Today we finished the beach shoot, and by this I mean getting the remaining shots we needed. As I have discussed in a previous post, due to the limited availablility of our actress we had to go ahead and shoot half of the scene with our actor alone last week. I went through the storyboards (thankfully this was a scene without dialogue, which allowed me to make this decision) and sorted through all of the shots which had just the actor in the frame, without need of the actress. Whilst this isn't usually advised, and it isn't something I'd ordinarily decide to do, I realised that this was a big scene and we needed to take a chunk out of it at whatever cost. The glaring issue was always the fact that we were shooting outdoors. The British weather is forever unpredictable, making this shoot a massive gamble. The two shoots were five days apart, and the differences in weather had the potential to be catastrophic. Keeping the eye on the weather weirdly enough been one of my major strong points with working on this film, as producer that it. It catches many students off guard and it has done me in the past. I'd evidently learned from that, and in deciding to shoot over Thursday and Tuesday, I made sure that the weather predictions were similar in advance of each day. The advance predictions up to a week can be quite inaccurate, nevertheless I had to take the risk as both days were showing sunny/partially cloudy predictions. I have to say the risk massively paid off and the predictions were spot on. The fact that we had intermittent clouds during the day helped us massively over both shoots. In terms of continuity, it guides the viewer to understand that the sun isn't simply disappearing, that it is just gone periodically before returning in a later shot.

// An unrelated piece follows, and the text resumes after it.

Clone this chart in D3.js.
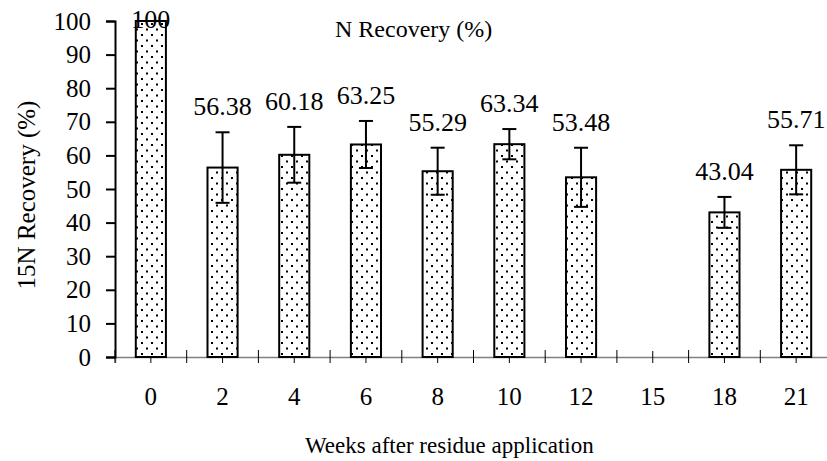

We turned up to the beach to shoot at 12 o'clock today. We brought our actor with us, and met our actress there. We quickly set up the initial wide shot we needed overlooking the vast beach with our actress in frame. This is the first shot we were missing from the previous shoot. This was an easy shot for us to get once the cast were in costume (all black funeral attires on a hot day didn't go down well). After that shot we moved on to the over shoulder shots. As I mentioned in the previous post, we managed to trick the over shoulder shot by using black clothing to dirty the frame. Despite already having a usable take I deemed it necessary to get that shot again as there were subtle circumstances that changed for example the angle of the light from the sun. After getting those shots we were at around 2 o'clock, so we had a dinner break as the cast were quite hungry and parched. We were forced to trek back to asda in Hartlepool for refreshments as our cast were getting thirsty due to the heat. This took half an hour out of our schedule, which wasn't that much of an issue on the grand scale of things. We still had plenty of time to shoot, from 3 when we returned up until half 5.
Throughout the day, together with my D.O.P I managed to get everything I needed to make the scene the way I wanted it. This was in conjunction with the previous shoot the week before. Despite our complete lack of sophisticated equipment, we did a good job with what we have like we always seem to do. Our equipment to move the camera is what is lacking, not the cameras themselves. The quality and capabilities of our cameras is great, its how we use the cameras to create tracking shots and moving sequences. I have raised this issue many times with absolutely nothing back from the institution. It's an amateur approach to have when pushing students to achieve good things. We have a short slider, and a very poor performing tracking dolly which takes ages to set up and ends up giving you terrible results due to the chips in the track and because of how old it is. I have suggested a gimbal many times, which balances the camera through a calibration system and is a cutting edge piece of modern equipment. I have rethought out many shots through not having a way to track etc, which has damaged the quality of the film.